WRITTEN TASK:
Type out the data exactly as given. Skip any image.

==================================================

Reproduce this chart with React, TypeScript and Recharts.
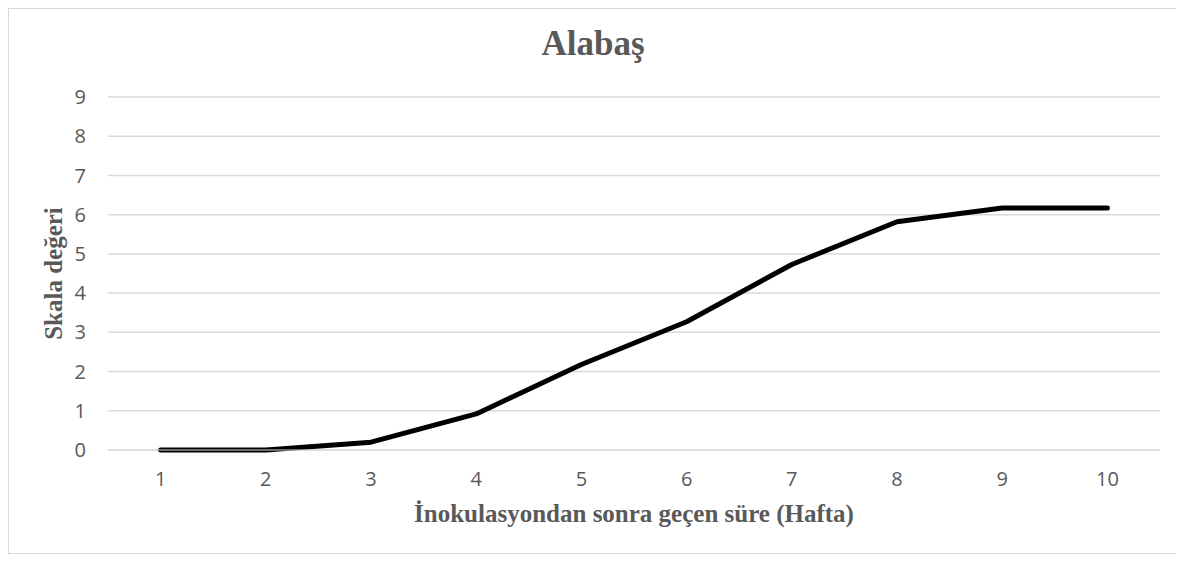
import React from "react";
import {
  LineChart,
  Line,
  XAxis,
  YAxis,
  CartesianGrid,
  Label,
} from "recharts";

const weeks = ["1", "2", "3", "4", "5", "6", "7", "8", "9", "10"];
const scaleValues = [0, 0, 0.2, 0.92, 2.18, 3.27, 4.73, 5.82, 6.17, 6.17];
const yTicks = [0, 1, 2, 3, 4, 5, 6, 7, 8, 9];

const TITLE = "Alabaş";
const X_TITLE = "İnokulasyondan sonra geçen süre (Hafta)";
const Y_TITLE = "Skala değeri";

const data = weeks.map((w, i) => ({ week: w, value: scaleValues[i] }));

const gray = "#595959";
const serif = '"Liberation Serif", "Times New Roman", serif';
const sans = '"Open Sans", "Liberation Sans", sans-serif';

export default function App() {
  return (
    <div
      style={{
        position: "relative",
        width: 1168,
        height: 544,
        border: "1px solid #d9d9d9",
        background: "#fff",
      }}
    >
      <div
        style={{
          position: "absolute",
          top: 17,
          left: 0,
          width: "100%",
          textAlign: "center",
          fontFamily: serif,
          fontWeight: "bold",
          fontSize: 35,
          lineHeight: "35px",
          color: gray,
        }}
      >
        {TITLE}
      </div>
      <LineChart
        width={1168}
        height={544}
        data={data}
        margin={{ top: 88, right: 17, left: 0, bottom: 0 }}
      >
        <CartesianGrid vertical={false} stroke="#d9d9d9" strokeWidth={1.5} />
        <XAxis
          dataKey="week"
          height={103}
          stroke="#d9d9d9"
          tickLine={false}
          tickMargin={16}
          padding={{ left: 52.6, right: 52.6 }}
          tick={{ fill: gray, fontSize: 20, fontFamily: sans }}
        >
          <Label
            content={({ viewBox }: any) => (
              <text
                x={viewBox.x + viewBox.width / 2}
                y={viewBox.y + 63}
                textAnchor="middle"
                dominantBaseline="central"
                fill={gray}
                fontFamily={serif}
                fontWeight="bold"
                fontSize={25}
              >
                {X_TITLE}
              </text>
            )}
          />
        </XAxis>
        <YAxis
          width={99}
          domain={[0, 9]}
          ticks={yTicks}
          axisLine={false}
          tickLine={false}
          tickMargin={16}
          tick={{ fill: gray, fontSize: 20, fontFamily: sans }}
        >
          <Label
            content={({ viewBox }: any) => {
              const cx = viewBox.x + 44;
              const cy = viewBox.y + viewBox.height / 2;
              return (
                <text
                  x={cx}
                  y={cy}
                  transform={`rotate(-90 ${cx} ${cy})`}
                  textAnchor="middle"
                  dominantBaseline="central"
                  fill={gray}
                  fontFamily={serif}
                  fontWeight="bold"
                  fontSize={25}
                >
                  {Y_TITLE}
                </text>
              );
            }}
          />
        </YAxis>
        <Line
          type="linear"
          dataKey="value"
          stroke="#000"
          strokeWidth={5}
          strokeLinecap="round"
          strokeLinejoin="round"
          dot={false}
          activeDot={false}
          isAnimationActive={false}
        />
      </LineChart>
    </div>
  );
}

==================================================

EXERCISE RESPONSE:
Reproduce this chart with React, TypeScript and Recharts.
import React from "react";
import {
  LineChart,
  Line,
  XAxis,
  YAxis,
  CartesianGrid,
  Label,
} from "recharts";

const weeks = ["1", "2", "3", "4", "5", "6", "7", "8", "9", "10"];
const scaleValues = [0, 0, 0.2, 0.92, 2.18, 3.27, 4.73, 5.82, 6.17, 6.17];
const yTicks = [0, 1, 2, 3, 4, 5, 6, 7, 8, 9];

const TITLE = "Alabaş";
const X_TITLE = "İnokulasyondan sonra geçen süre (Hafta)";
const Y_TITLE = "Skala değeri";

const data = weeks.map((w, i) => ({ week: w, value: scaleValues[i] }));

const gray = "#595959";
const serif = '"Liberation Serif", "Times New Roman", serif';
const sans = '"Open Sans", "Liberation Sans", sans-serif';

export default function App() {
  return (
    <div
      style={{
        position: "relative",
        width: 1168,
        height: 544,
        border: "1px solid #d9d9d9",
        background: "#fff",
      }}
    >
      <div
        style={{
          position: "absolute",
          top: 17,
          left: 0,
          width: "100%",
          textAlign: "center",
          fontFamily: serif,
          fontWeight: "bold",
          fontSize: 35,
          lineHeight: "35px",
          color: gray,
        }}
      >
        {TITLE}
      </div>
      <LineChart
        width={1168}
        height={544}
        data={data}
        margin={{ top: 88, right: 17, left: 0, bottom: 0 }}
      >
        <CartesianGrid vertical={false} stroke="#d9d9d9" strokeWidth={1.5} />
        <XAxis
          dataKey="week"
          height={103}
          stroke="#d9d9d9"
          tickLine={false}
          tickMargin={16}
          padding={{ left: 52.6, right: 52.6 }}
          tick={{ fill: gray, fontSize: 20, fontFamily: sans }}
        >
          <Label
            content={({ viewBox }: any) => (
              <text
                x={viewBox.x + viewBox.width / 2}
                y={viewBox.y + 63}
                textAnchor="middle"
                dominantBaseline="central"
                fill={gray}
                fontFamily={serif}
                fontWeight="bold"
                fontSize={25}
              >
                {X_TITLE}
              </text>
            )}
          />
        </XAxis>
        <YAxis
          width={99}
          domain={[0, 9]}
          ticks={yTicks}
          axisLine={false}
          tickLine={false}
          tickMargin={16}
          tick={{ fill: gray, fontSize: 20, fontFamily: sans }}
        >
          <Label
            content={({ viewBox }: any) => {
              const cx = viewBox.x + 44;
              const cy = viewBox.y + viewBox.height / 2;
              return (
                <text
                  x={cx}
                  y={cy}
                  transform={`rotate(-90 ${cx} ${cy})`}
                  textAnchor="middle"
                  dominantBaseline="central"
                  fill={gray}
                  fontFamily={serif}
                  fontWeight="bold"
                  fontSize={25}
                >
                  {Y_TITLE}
                </text>
              );
            }}
          />
        </YAxis>
        <Line
          type="linear"
          dataKey="value"
          stroke="#000"
          strokeWidth={5}
          strokeLinecap="round"
          strokeLinejoin="round"
          dot={false}
          activeDot={false}
          isAnimationActive={false}
        />
      </LineChart>
    </div>
  );
}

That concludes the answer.